In a discussion of Galatians 3:28 (“There is no longer Jew or Greek, there is no longer slave or free, there is no longer male and female, for you are all one in Christ.”) Sandra Hack Polaski makes the point that whereas Galatians, and indeed Paul’s calling as apostle to the Gentiles, had everything to do with addressing the relationship of “Jew and Greek,” “his commitment to ‘no slave or free’ and ‘no male and female’ is more ambiguously expressed in his writings because it was less in his theological focus.”7 She reminds us that the tasks implied by Paul, in relation to racial and gender inequalities, have this been left open to be addressed in each generation as God so calls. It was not Paul’s calling to fight the Roman institution of slavery. But it was his calling as a leader to explore every real advantage on behalf of the gospel, as it was his calling as a “mere” Christian to goad other “mere” Christians into living more and more consistently in the grace of Christ.


1 The similarity between the letters to the Colossians and to Philemon, especially in the persons mentioned in both as companions of Paul (Col. 4:9-14; 17; Phlm. 2, 23), convince most scholars that Philemon is a leader in the Colossian church. Many now hold that Paul was imprisoned in Ephesus, some 100 miles away, a distance Onesimus could easily have traveled, whether as a runaway to Ephesus or as an emissary back to Colossae. Although there is no clear account of an Ephesian imprisonment in the NT, Paul mentions numerous imprisonments in 2 Cor. 11:23, more than Acts or his epistles record in detail; and 1 Cor. 11:32 mentions hardships in Ephesus in particular.
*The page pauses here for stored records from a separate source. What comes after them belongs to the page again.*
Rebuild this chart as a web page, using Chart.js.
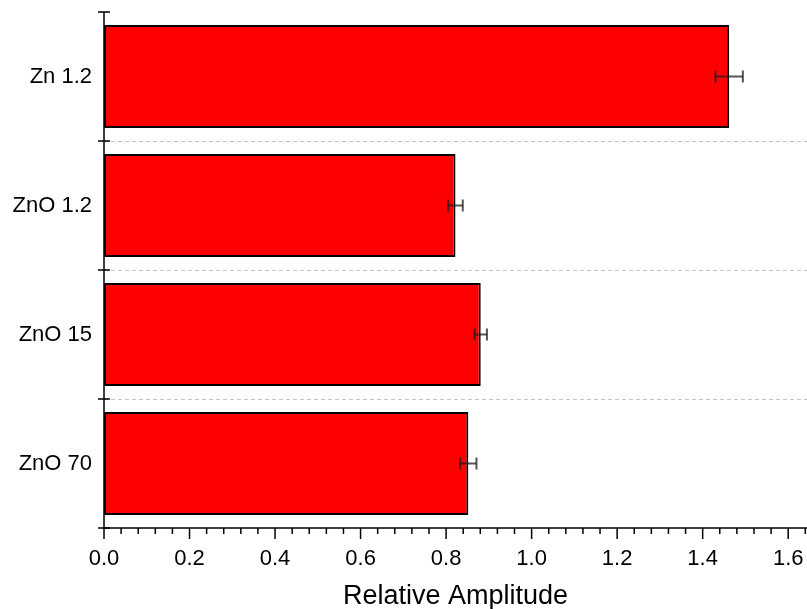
<!DOCTYPE html>
<html>
<head>
<meta charset="utf-8">
<script src="https://cdn.jsdelivr.net/npm/chart.js@4/dist/chart.umd.min.js"></script>
<style>
html,body{margin:0;padding:0;background:#fff;}
#wrap{width:807px;height:609px;position:relative;}
</style>
</head>
<body>
<div id="wrap"><canvas id="c" width="807" height="609"></canvas></div>
<script>
const categories = ['Zn 1.2', 'ZnO 1.2', 'ZnO 15', 'ZnO 70'];
const amplitudes = [1.462, 0.822, 0.881, 0.852];
const errors = [0.032, 0.017, 0.0145, 0.019];
const xTickStep = 0.2;
const xMinorPerMajor = 5;
const xMax = 1.644;

const FONT = '"Liberation Sans", Arial, sans-serif';

const axesPlugin = {
  id: 'axesPlugin',
  afterDatasetsDraw(chart) {
    const ctx = chart.ctx;
    const xs = chart.scales.x, ys = chart.scales.y;
    const ca = chart.chartArea;
    ctx.save();
    // dashed separators between categories
    ctx.strokeStyle = '#c4c4c4';
    ctx.lineWidth = 1;
    ctx.setLineDash([4, 3]);
    for (let i = 1; i < categories.length; i++) {
      const y = Math.round((ys.getPixelForValue(i - 1) + ys.getPixelForValue(i)) / 2) + 0.5;
      ctx.beginPath(); ctx.moveTo(ca.left, y); ctx.lineTo(ca.right, y); ctx.stroke();
    }
    ctx.setLineDash([]);
    // error bars
    const meta = chart.getDatasetMeta(0);
    ctx.strokeStyle = 'rgba(30,30,30,0.75)';
    amplitudes.forEach((v, i) => {
      const y = meta.data[i].y;
      const x1 = xs.getPixelForValue(v - errors[i]);
      const x2 = xs.getPixelForValue(v + errors[i]);
      ctx.lineWidth = 2;
      ctx.beginPath(); ctx.moveTo(x1, y); ctx.lineTo(x2, y); ctx.stroke();
      ctx.beginPath();
      ctx.moveTo(x1, y - 6); ctx.lineTo(x1, y + 6);
      ctx.moveTo(x2, y - 6); ctx.lineTo(x2, y + 6);
      ctx.stroke();
    });
    // axis lines
    ctx.strokeStyle = '#000';
    ctx.lineWidth = 1.5;
    ctx.beginPath(); ctx.moveTo(ca.left, ca.top); ctx.lineTo(ca.left, ca.bottom); ctx.stroke();
    ctx.beginPath(); ctx.moveTo(ca.left, ca.bottom); ctx.lineTo(ca.right, ca.bottom); ctx.stroke();
    // y ticks at category boundaries (crossing axis)
    for (let i = 0; i <= categories.length; i++) {
      let y;
      if (i === 0) y = ca.top;
      else if (i === categories.length) y = ca.bottom;
      else y = (ys.getPixelForValue(i - 1) + ys.getPixelForValue(i)) / 2;
      ctx.beginPath(); ctx.moveTo(ca.left - 6, y); ctx.lineTo(ca.left + 6, y); ctx.stroke();
    }
    // x ticks: major and minor (outward)
    const minorStep = xTickStep / xMinorPerMajor;
    const n = Math.floor(xMax / minorStep + 1e-6);
    for (let k = 0; k <= n; k++) {
      const v = k * minorStep;
      const x = xs.getPixelForValue(v);
      const major = k % xMinorPerMajor === 0;
      ctx.beginPath(); ctx.moveTo(x, ca.bottom); ctx.lineTo(x, ca.bottom + (major ? 11 : 6)); ctx.stroke();
    }
    ctx.restore();
  }
};

new Chart(document.getElementById('c'), {
  type: 'bar',
  data: {
    labels: categories,
    datasets: [{
      data: amplitudes,
      backgroundColor: '#ff0000',
      borderColor: '#000000',
      borderWidth: 2,
      borderSkipped: false,
      barPercentage: 0.8,
      categoryPercentage: 1.0
    }]
  },
  options: {
    indexAxis: 'y',
    responsive: false,
    animation: false,
    devicePixelRatio: 1,
    layout: { padding: { top: 12, right: 0, left: 0, bottom: 0 } },
    plugins: { legend: { display: false }, tooltip: { enabled: false } },
    scales: {
      x: {
        type: 'linear',
        min: 0,
        max: xMax,
        grid: { display: false, drawTicks: false },
        border: { display: false },
        ticks: {
          stepSize: xTickStep,
          includeBounds: false,
          color: '#000',
          font: { family: FONT, size: 22 },
          padding: 18,
          maxRotation: 0,
          callback: v => Number(v).toFixed(1)
        },
        title: {
          display: true,
          text: 'Relative Amplitude',
          color: '#000',
          font: { family: FONT, size: 27 },
          padding: { top: 0, bottom: -4 }
        },
        afterFit: s => { s.height = 81; s.paddingLeft = 0; s.paddingRight = 0; }
      },
      y: {
        offset: true,
        grid: { display: false, drawTicks: false },
        border: { display: false },
        ticks: {
          color: '#000',
          font: { family: FONT, size: 22 },
          padding: 12
        },
        afterFit: s => { s.width = 104; s.paddingTop = 0; s.paddingBottom = 0; }
      }
    }
  },
  plugins: [axesPlugin]
});
</script>
</body>
</html>
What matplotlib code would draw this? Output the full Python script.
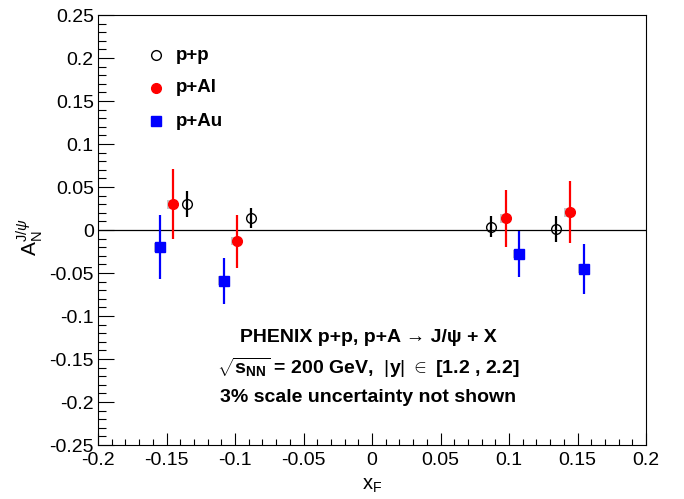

See the discussion of Eduard Lohse, Colossians and Philemon (Hermeneia. Philadelphia: Fortress, 1968), pp. 165-167.

2 See the convenient discussion in N. T. Wright, Colossians and Philemon (TNTC. Grand Rapids, Eerdmans, 1986), pp. 166-170.

3 Paul’s confidence in Philemon’s “obedience,” v. 21, may also echo an apostolic perspective; Paul “received grace and apostleship to bring about obedience of faith among all the Gentiles,” Rom. 1:5.

4 N. T. Wright, p. 168, identifies Paul’s prayer for fellowship, “koinonia,” in v. 6 as “the driving force of the whole letter.”

5 Lohse gives Luther’s long comment, p. 188.

6 N. T. Wright, p. 168.

7 Sandra Hack Polaski, A Feminist Introduction to Paul (St. Louis: Chalice, 2005), p. 75.